A zebra-striped hoodie, a dotted tee and a long-sleeve stamped with Justin Bieber’s “It’s not clocking to you” have turned Coachella Weekend 2 into something bigger than merch. SKYLRK’s latest drop leaned straight into Bieber’s Purpose-era image, and the result was a collection that felt part nostalgia trip, part streetwear flex, with enough wearable pieces to leave the desert after the music stopped.
Released ahead of Bieber’s April 18 Coachella performance, the collection pushed harder than weekend one with hoodies, T-shirts and accessories dressed in zebra, stripe, tie-dye and dotted patterns. Gothic-style graphics gave the range a sharper edge, while the text-heavy pieces, including “Justin Bieber Live,” “Indio, California,” and the April 11 and April 18 show dates, made the whole thing read like fan memory turned into product. The most collector-minded items were the date-stamped shirts and the phrase tee. The most useful were the hoodies, beanies, bucket hats, socks, sunglasses and phone cases, the kind of pieces that can work with cargo pants, baggy denim or a plain white tank long after Coachella ends.

That balance matters because Bieber nostalgia has staying power when it is attached to clothes people will actually wear. The Purpose World Tour ran from March 9, 2016, to July 2, 2017, supporting Purpose, and its visual language still lands in 2026 because it hits two lanes at once: memory for fans and a recognizable mid-2010s streetwear code for everyone else. SKYLRK understood that difference. The cat mask with Arkyve, the SKYLRK-branded Shark ChillPill, the new Sizzler phone cases and the battery packs and chargers feel playful and collectible. The Speed Demon sunglasses and bucket hats are the pieces with the strongest real-world style appeal.

The business behind the nostalgia is just as loud. SKYLRK reportedly generated $5.04 million in merchandise sales during Coachella weekend one, a haul that nearly tripled the festival’s previous two-weekend record of $1.7 million. Across both weekends, the brand’s merchandise sales reached $15 million, while Bieber’s two headlining sets reportedly brought in more than $10 million.
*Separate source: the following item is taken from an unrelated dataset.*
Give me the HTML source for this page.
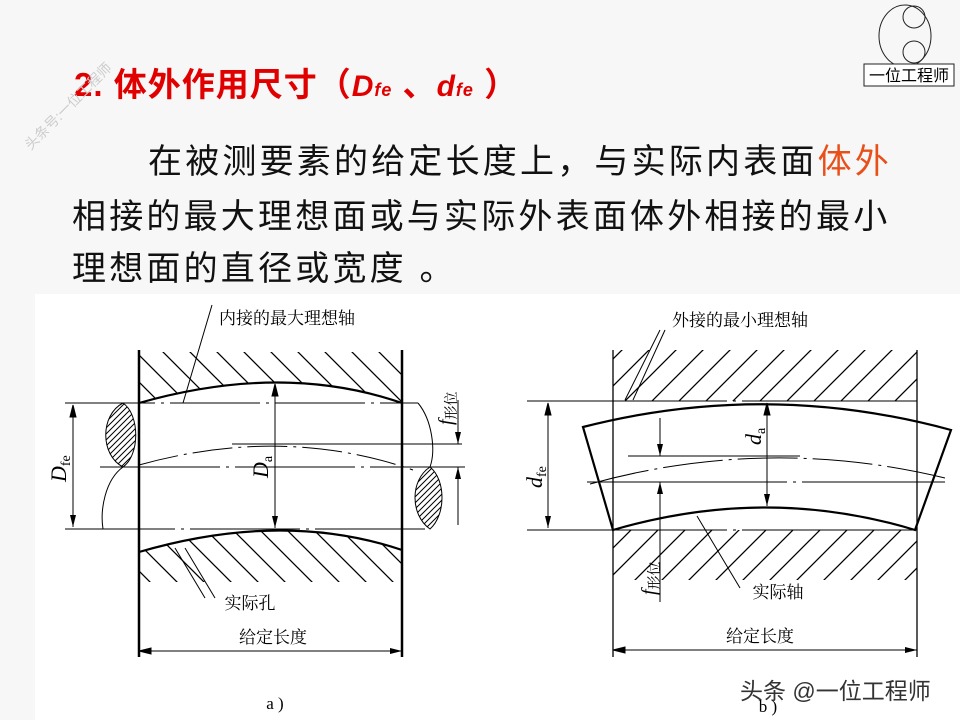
<!DOCTYPE html>
<html><head><meta charset="utf-8"><style>
html,body{margin:0;padding:0;}
body{width:960px;height:720px;background:#f7f7f7;position:relative;overflow:hidden;font-family:"Liberation Sans","Noto Sans CJK SC",sans-serif;}
.t{position:absolute;white-space:nowrap;}
</style></head><body>
<div style="position:absolute;left:35px;top:294px;width:925px;height:426px;background:#fff;"></div>
<div class="t" style="left:74px;top:58px;font-size:33px;color:#e00000;font-weight:bold;letter-spacing:1px;">2. 体外作用尺寸（<i style="font-size:30px">D<span style="font-size:18px">fe</span></i> 、<i style="font-size:30px">d<span style="font-size:18px">fe</span></i> ）</div>
<div class="t" style="left:20px;font-size:14px;color:#ccc;transform:rotate(-45deg);transform-origin:left top;top:140px;">头条号:一位工程师</div>
<div class="t" style="left:148px;top:134px;font-size:34px;letter-spacing:3.2px;color:#111;">在被测要素的给定长度上，与实际内表面<span style="color:#e8501a">体外</span></div>
<div class="t" style="left:72px;top:189px;font-size:34px;letter-spacing:3.2px;color:#111;">相接的最大理想面或与实际外表面体外相接的最小</div>
<div class="t" style="left:72px;top:241px;font-size:34px;letter-spacing:3.2px;color:#111;">理想面的直径或宽度 。</div>
<div class="t" style="left:740px;top:672px;font-size:23px;color:#333;">头条 @一位工程师</div>
<svg style="position:absolute;left:0;top:0" width="960" height="720" viewBox="0 0 960 720">
<defs>
<pattern id="ha" width="27" height="27" patternUnits="userSpaceOnUse"><path d="M0,0 L27,27 M-3,24 L3,30 M24,-3 L30,3" stroke="#000" stroke-width="1.3"/></pattern>
<pattern id="hb" width="27" height="27" patternUnits="userSpaceOnUse"><path d="M0,27 L27,0 M-3,3 L3,-3 M24,30 L30,24" stroke="#000" stroke-width="1.3"/></pattern>
<pattern id="hs" width="6" height="6" patternUnits="userSpaceOnUse"><path d="M0,6 L6,0 M-1,1 L1,-1 M5,7 L7,5" stroke="#000" stroke-width="1"/></pattern>
<marker id="ar" markerWidth="12" markerHeight="6" refX="12" refY="3" orient="auto" markerUnits="userSpaceOnUse"><path d="M0,0 L12,3 L0,6 z" fill="#000"/></marker>
</defs>
<!-- logo -->
<g fill="none" stroke="#222" stroke-width="1">
<ellipse cx="905" cy="36" rx="26" ry="31"/><circle cx="914" cy="17" r="11"/><circle cx="914" cy="52" r="11"/>
<rect x="864" y="64" width="90" height="22" fill="#fff"/></g>
<text x="909" y="81" font-size="16" text-anchor="middle" font-family="Noto Sans CJK SC">一位工程师</text>
<g stroke="#000" fill="none" font-family="Liberation Serif,Noto Serif CJK SC,serif">
<!-- diagram a -->
<path d="M139,352 L402,352 L402,403 Q283,362 139,403 Z" fill="url(#ha)" stroke="none"/>
<path d="M139,552 Q283,510 402,550 L402,582 L139,582 Z" fill="url(#ha)" stroke="none"/>
<path d="M139,403 Q283,362 402,403" stroke-width="2.2"/>
<path d="M139,552 Q283,510 402,550" stroke-width="2.2"/>
<line x1="139" y1="350" x2="139" y2="657" stroke-width="2.5"/>
<line x1="402" y1="350" x2="402" y2="657" stroke-width="2.5"/>
<line x1="65" y1="403" x2="418" y2="403" stroke-dasharray="90 6 3 6"/>
<line x1="65" y1="529" x2="430" y2="529" stroke-dasharray="110 6 3 6"/>
<line x1="100" y1="467" x2="465" y2="467" stroke-dasharray="120 6 3 6"/>
<path d="M139,465 Q283,425 413,470" stroke-dasharray="40 6 3 6"/>
<line x1="232" y1="444" x2="462" y2="444"/>
<line x1="73" y1="405" x2="73" y2="527" marker-end="url(#ar)"/>
<line x1="275" y1="384" x2="275" y2="528" marker-end="url(#ar)"/>
<path d="M275,384 l-3,12 6,0z" fill="#000"/>
<path d="M73,405 l-3,12 6,0z" fill="#000"/>
<line x1="458" y1="400" x2="458" y2="444" marker-end="url(#ar)"/>
<line x1="458" y1="525" x2="458" y2="467" marker-end="url(#ar)"/>
<path d="M123,403 C100,415 100,455 123,467 C140,455 140,415 123,403 Z" fill="url(#hs)"/>
<path d="M123,467 C105,480 100,510 103,529"/>
<path d="M430,467 C410,480 410,515 430,529 C446,515 446,480 430,467 Z" fill="url(#hs)"/>
<path d="M418,403 C432,420 436,450 430,467"/>
<line x1="139" y1="651" x2="402" y2="651" marker-end="url(#ar)"/>
<path d="M139,651 l12,-3 0,6z" fill="#000"/>
<line x1="212" y1="305" x2="183" y2="403"/>
<line x1="185" y1="548" x2="215" y2="598"/>
<line x1="175" y1="548" x2="205" y2="598"/>
<!-- diagram b -->
<path d="M613,350 L917,350 L917,401 L613,401 Z" fill="url(#hb)" stroke="none"/>
<path d="M613,530 L917,530 L917,580 L613,580 Z" fill="url(#hb)" stroke="none"/>
<path d="M583,427 Q767,380 951,430 L915,530 Q767,485 613,530 Z" fill="#fff" stroke="none"/>
<line x1="613" y1="350" x2="613" y2="657" stroke-width="1.3"/>
<line x1="917" y1="350" x2="917" y2="657" stroke-width="1.3"/>
<line x1="527" y1="401" x2="917" y2="401" stroke-dasharray="200 6 3 6"/>
<line x1="527" y1="530" x2="917" y2="530" stroke-dasharray="200 6 3 6"/>
<path d="M583,427 Q767,380 951,430 L915,530 Q767,485 613,530 Z" fill="none" stroke-width="2.2"/>
<line x1="587" y1="482" x2="945" y2="482" stroke-dasharray="200 6 3 6"/>
<path d="M590,484 Q767,435 945,478" stroke-dasharray="60 6 3 6"/>
<line x1="628" y1="456" x2="800" y2="456"/>
<line x1="548" y1="403" x2="548" y2="528" marker-end="url(#ar)"/>
<path d="M548,403 l-3,12 6,0z" fill="#000"/>
<line x1="767" y1="403" x2="767" y2="506" marker-end="url(#ar)"/>
<path d="M767,403 l-3,12 6,0z" fill="#000"/>
<line x1="660" y1="418" x2="660" y2="456" marker-end="url(#ar)"/>
<line x1="660" y1="602" x2="660" y2="482" marker-end="url(#ar)"/>
<line x1="613" y1="650" x2="917" y2="650" marker-end="url(#ar)"/>
<path d="M613,650 l12,-3 0,6z" fill="#000"/>
<line x1="660" y1="330" x2="625" y2="400"/>
<line x1="665" y1="330" x2="633" y2="400"/>
<line x1="697" y1="516" x2="740" y2="588"/>
</g>
<g font-family="Liberation Serif,Noto Serif CJK SC,serif" font-size="17" fill="#000">
<text x="287" y="324" text-anchor="middle">内接的最大理想轴</text>
<text x="250" y="609" text-anchor="middle">实际孔</text>
<text x="273" y="643" text-anchor="middle">给定长度</text>
<text x="275" y="709" text-anchor="middle">a )</text>
<text x="740" y="326" text-anchor="middle">外接的最小理想轴</text>
<text x="778" y="598" text-anchor="middle">实际轴</text>
<text x="760" y="642" text-anchor="middle">给定长度</text>
<text x="768" y="712" text-anchor="middle">b )</text>
<text transform="translate(66,482) rotate(-90)" font-size="22" font-style="italic">D<tspan font-size="14" font-style="normal" dy="4">fe</tspan></text>
<text transform="translate(268,478) rotate(-90)" font-size="22" font-style="italic">D<tspan font-size="14" font-style="normal" dy="4">a</tspan></text>
<text transform="translate(452,425) rotate(-90)" font-size="20" font-style="italic">f<tspan font-size="14" font-style="normal" dy="4">形位</tspan></text>
<text transform="translate(542,488) rotate(-90)" font-size="22" font-style="italic">d<tspan font-size="14" font-style="normal" dy="4">fe</tspan></text>
<text transform="translate(761,445) rotate(-90)" font-size="22" font-style="italic">d<tspan font-size="14" font-style="normal" dy="4">a</tspan></text>
<text transform="translate(655,595) rotate(-90)" font-size="20" font-style="italic">f<tspan font-size="14" font-style="normal" dy="4">形位</tspan></text>
</g>
</svg>
</body></html>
That kind of money explains why the weekend two rollout arrived with a bigger apparel-and-accessories push and a more ambitious online strategy.
SKYLRK also opened the 9,000-square-foot SKYLRK Oasis on the Coachella grounds, shaded by palm trees and cooled by misting stations, giving the brand a physical place to extend the drop beyond the racks. Online, the tease was just as calculated: the site told buyers that physical items unlock at the end of the sale, with Telegram used for the reveal. In the end, SKYLRK did not just sell Bieber souvenirs. It sold the most durable thing in streetwear right now, a memory people can wear.